Tightening the 5/8" "bolt" (the one that is welded to the "lever") too tight will only make it hard to turn the wheel and cause pre-mature wear to the "seal kit". The "cam follower" is used to adjust radial "slop" in the steering wheel. It is pretty-much impossible to get the cam follower adjusted so that there is the same amount of "drag" throughout it's travel, this is due to the fact that the cam follower moves in a semi-circle, that causes it to be further away from the centerline of the center shaft on the top and bottom of its movement than it is in the middle. I find it easiest to adjust the cam follower with the steering wheel on the column and the column clamped in a vice. This allows you to "feel" just how tight, tight really is. Right or wrong, I adjust mine so that it feels "pretty good" near the top and bottom and a little tight in the middle, otherwise, it seems (to me) that there is too much slop in the wheel. Others may have better ideas on this matter and I would never say that they are wrong. Good Luck! |
Please understand that I am not normally one to jump to the "rebuild" conclusion. But in this situation, I was pretty sure that was the case.

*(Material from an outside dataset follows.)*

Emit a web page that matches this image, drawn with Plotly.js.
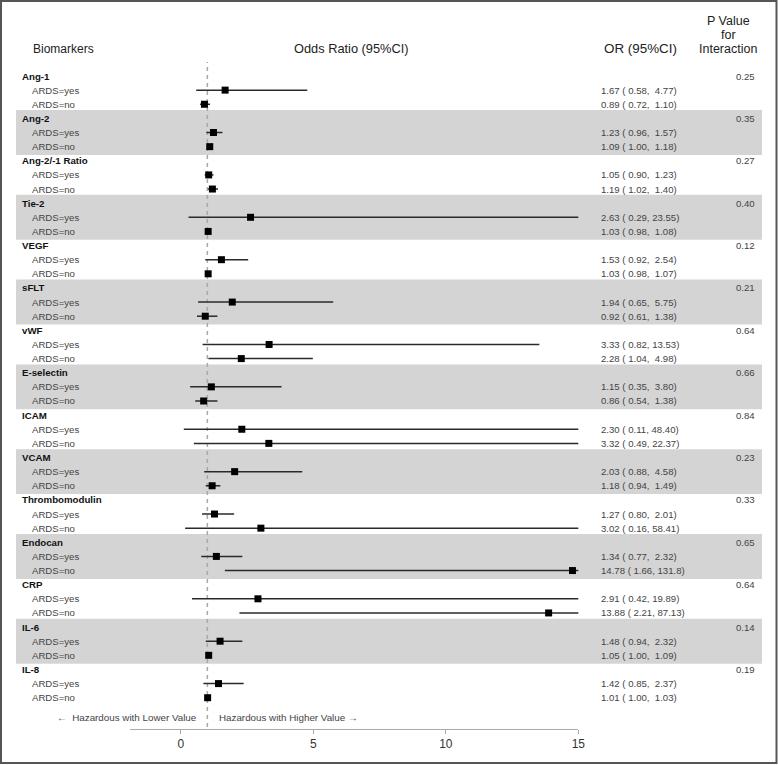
<!DOCTYPE html>
<html>
<head>
<meta charset="utf-8">
<script src="https://cdn.plot.ly/plotly-3.0.1.min.js"></script>
<style>html,body{margin:0;padding:0;background:#fff;}#chart{width:778px;height:765px;}</style>
</head>
<body>
<div id="chart"></div>
<script>
// ---- Data ----
const biomarkers = ["Ang-1","Ang-2","Ang-2/-1 Ratio","Tie-2","VEGF","sFLT","vWF","E-selectin","ICAM","VCAM","Thrombomodulin","Endocan","CRP","IL-6","IL-8"];
const subgroups = ["ARDS=yes","ARDS=no"];
const orYes = [1.67,1.23,1.05,2.63,1.53,1.94,3.33,1.15,2.30,2.03,1.27,1.34,2.91,1.48,1.42];
const loYes = [0.58,0.96,0.90,0.29,0.92,0.65,0.82,0.35,0.11,0.88,0.80,0.77,0.42,0.94,0.85];
const hiYes = [4.77,1.57,1.23,23.55,2.54,5.75,13.53,3.80,48.40,4.58,2.01,2.32,19.89,2.32,2.37];
const orNo  = [0.89,1.09,1.19,1.03,1.03,0.92,2.28,0.86,3.32,1.18,3.02,14.78,13.88,1.05,1.01];
const loNo  = [0.72,1.00,1.02,0.98,0.98,0.61,1.04,0.54,0.49,0.94,0.16,1.66,2.21,1.00,1.00];
const hiNo  = [1.10,1.18,1.40,1.08,1.07,1.38,4.98,1.38,22.37,1.49,58.41,131.8,87.13,1.09,1.03];
const pInteraction = ["0.25","0.35","0.27","0.40","0.12","0.21","0.64","0.66","0.84","0.23","0.33","0.65","0.64","0.14","0.19"];
const xTicks = [0,5,10,15];
const REF_OR = 1;

// ---- Layout helpers ----
const W = 778, H = 765;
const px = v => v / W;
const py = v => 1 - v / H;
const ROW0 = 76, ROWH = 14.13, AXIS_Y = 729;
const yTop = -ROW0 / ROWH;
const yBot = yTop + AXIS_Y / ROWH;

function fmt(v){
  let s = v >= 100 ? v.toFixed(1) : v.toFixed(2);
  while (s.length < 5) s = "\u00A0" + s;
  return s;
}
function ciText(o,l,h){ return o.toFixed(2) + " (" + fmt(l) + ",\u00A0" + fmt(h) + ")"; }

const FONT = "Liberation Sans, Arial, sans-serif";
const ciX = [], ciY = [], mX = [], mY = [];
const annotations = [];
const shapes = [];

biomarkers.forEach((b, i) => {
  const h = i * 3;
  const rows = [
    {r: h + 1, o: orYes[i], l: loYes[i], u: hiYes[i], lab: subgroups[0]},
    {r: h + 2, o: orNo[i],  l: loNo[i],  u: hiNo[i],  lab: subgroups[1]}
  ];
  if (i % 2 === 1) {
    shapes.push({type:"rect", layer:"below", xref:"paper", yref:"y",
      x0: px(16), x1: px(762), y0: h - 0.59, y1: h + 2.59,
      fillcolor:"#d4d4d4", line:{width:0}});
  }
  annotations.push({xref:"paper", yref:"y", x: px(20), y: h, text: "<b>" + b + "</b>",
    showarrow:false, xanchor:"left", yanchor:"middle", font:{family:FONT, size:9.7, color:"#111"}});
  annotations.push({xref:"paper", yref:"y", x: px(757), y: h, text: pInteraction[i],
    showarrow:false, xanchor:"right", yanchor:"middle", font:{family:FONT, size:9.6, color:"#444"}});
  rows.forEach(rw => {
    ciX.push(rw.l, rw.u, null); ciY.push(rw.r, rw.r, null);
    mX.push(rw.o); mY.push(rw.r);
    annotations.push({xref:"paper", yref:"y", x: px(30), y: rw.r, text: rw.lab,
      showarrow:false, xanchor:"left", yanchor:"middle", font:{family:FONT, size:9.6, color:"#444"}});
    annotations.push({xref:"paper", yref:"y", x: px(599), y: rw.r, text: ciText(rw.o, rw.l, rw.u),
      showarrow:false, xanchor:"left", yanchor:"middle", font:{family:FONT, size:9.6, color:"#444"}});
  });
});

// headers
const hdr = (x, y, t, anchor, size) => annotations.push({xref:"paper", yref:"paper", x: px(x), y: py(y), text:t,
  showarrow:false, xanchor:anchor, yanchor:"middle", font:{family:FONT, size:size, color:"#222"}});
hdr(31, 49, "Biomarkers", "left", 12);
hdr(351, 49, "Odds Ratio (95%CI)", "center", 12.8);
hdr(679, 49, "OR (95%CI)", "right", 13.4);
hdr(728, 21, "P Value", "center", 12.5);
hdr(728, 35, "for", "center", 12.5);
hdr(728, 49, "Interaction", "center", 12.5);

// hazard notes
annotations.push({xref:"paper", yref:"paper", x: px(199), y: py(717.5), text:"\u2190\u00A0 Hazardous with Lower Value",
  showarrow:false, xanchor:"right", yanchor:"middle", font:{family:FONT, size:9.8, color:"#444"}});
annotations.push({xref:"paper", yref:"paper", x: px(217), y: py(717.5), text:"Hazardous with Higher Value \u2192",
  showarrow:false, xanchor:"left", yanchor:"middle", font:{family:FONT, size:9.8, color:"#444"}});

// reference line
shapes.push({type:"line", layer:"below", xref:"x", yref:"paper", x0: REF_OR, x1: REF_OR,
  y0: py(727), y1: py(62), line:{color:"#a8a8a8", width:1.5, dash:"4px,4px"}});

// frame
shapes.push({type:"rect", xref:"paper", yref:"paper", x0: px(1), x1: px(776.5), y0: py(763), y1: py(1),
  line:{color:"#555", width:2}, fillcolor:"rgba(0,0,0,0)"});

const traces = [
  {type:"scatter", mode:"lines", x: ciX, y: ciY, line:{color:"#2a2a2a", width:1.5},
   hoverinfo:"skip", showlegend:false},
  {type:"scatter", mode:"markers", x: mX, y: mY, marker:{symbol:"square", size:7, color:"#000"},
   showlegend:false, cliponaxis:false}
];

const xMin = -1.92;
const layout = {
  width: W, height: H,
  margin:{l:0, r:0, t:0, b:0},
  paper_bgcolor:"#fff", plot_bgcolor:"rgba(0,0,0,0)",
  showlegend:false,
  xaxis:{domain:[px(130), px(578.3)], range:[xMin, 15], tickvals: xTicks, ticktext: xTicks.map(String),
    showgrid:false, zeroline:false, showline:true, linecolor:"#aaa", linewidth:1,
    ticks:"outside", ticklen:4, tickcolor:"#aaa", tickfont:{family:FONT, size:12, color:"#333"}, fixedrange:true},
  yaxis:{domain:[(H - AXIS_Y) / H, 1], range:[yBot, yTop], showgrid:false, zeroline:false,
    showline:false, showticklabels:false, ticks:"", fixedrange:true},
  shapes: shapes,
  annotations: annotations
};

Plotly.newPlot("chart", traces, layout, {displayModeBar:false, staticPlot:true});
</script>
</body>
</html>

I am not one to jump to that either but I had a feeling I would be doing this when it happened. Thanks for all the advice Sam. |
Sam, you were right about the cups, the upper one was actually worn thru and the bottom one wasnt far behind.
I'm glad you recomended the cups, I almost didnt bother with them. Thanks again. |
Not sure why you guys don't believe me when I tell you that this ain't just another pretty face...
Seriously, glad to hear things are working out for you. |
I finnaly got around to almost finishing my steering rebuild.
I reamed out the spindle to install a 3/8'" bronze bushing. The pitman arm seems to have no movement now. But I broke off the grease zerk on the axle, so now I have to get it out. It looks like it was a press in fitting because it did not have any "sides" on it to put a wrench to it. Am I right, and what size does it take??? |
You are lucky, On my 70 the PO had tac welded the nut on to the shaft. I had to cut the whole thing off and replace it. the zerk shouldn't be hard to replace I have drilled them out before, then just replace it. JMPO but I do love the Ross upgrade. Works well on both my 70 and a big difference on my 782. Glad you found the problem.